AbstractBeijing, China, is located in a region of complex terrain with high mountain ridges to the northwest and the Bohai Sea to the southeast. The origin of convective storms occurring on the plains can often be traced to the upstream mountains. Under weakly forced conditions, these convective storms most frequently evolve into squall lines (SL) and convective clusters (CC) when reaching the plains. In this study, we analyze 18 SL and 15 CC storm systems and assess their environmental and mesoscale differences between the two phenomena. By analyzing the frequency of convective occurrence for the two types of storms based on composite radar reflectivity, it is found that the high frequencies are located in the south of Beijing for SL and near the center of Beijing for CC. Using storm‐scale reanalysis data produced by a rapid update four‐dimensional variational analysis system that assimilates Doppler radar observations, distinct features of the SL and CC storms are revealed in terms of their convective environments and mesoscale structures, such as cold pool, horizontal wind convergence, and humidity distribution.

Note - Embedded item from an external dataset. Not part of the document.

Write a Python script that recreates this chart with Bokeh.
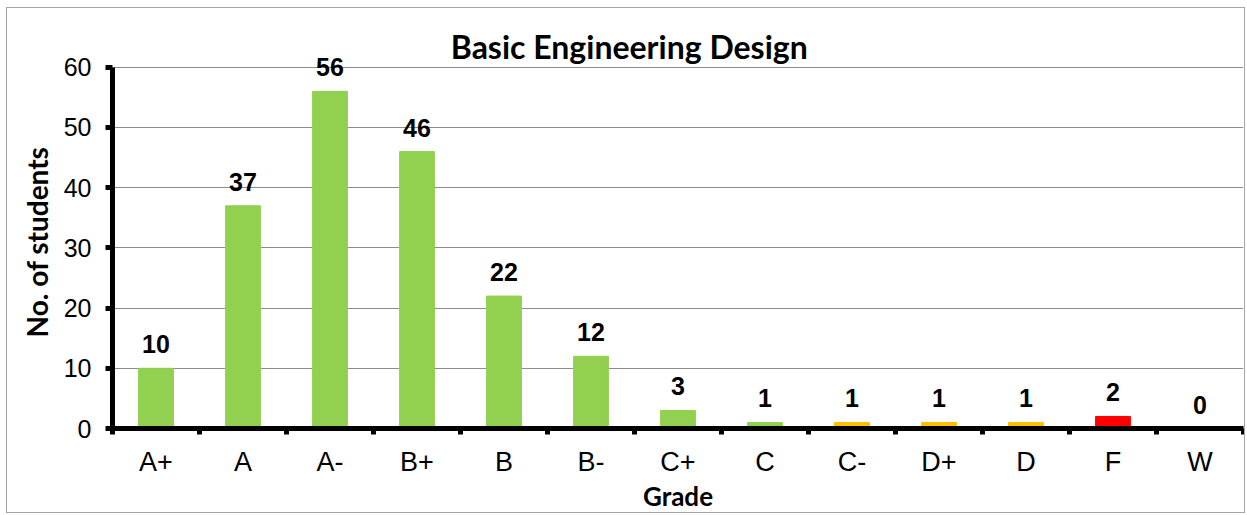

It is found that low convective inhibition and high low‐level wind speed on the plains are common to both SL and CC, whereas higher vertical shear over the plains and stronger wind speed on both mountains and plains distinguishes SL from CC. We further show that the stronger wind and vertical shear in SL generate stronger and more organized downdrafts, producing a deeper cold pool, strong outflow and convergence, which explains the formation of the high‐frequency center in the south of Beijing. In contrast, the cold pool produced in CC is shallower and weaker, resulting in weaker outflow and convergence and convective activities that are located only in central Beijing.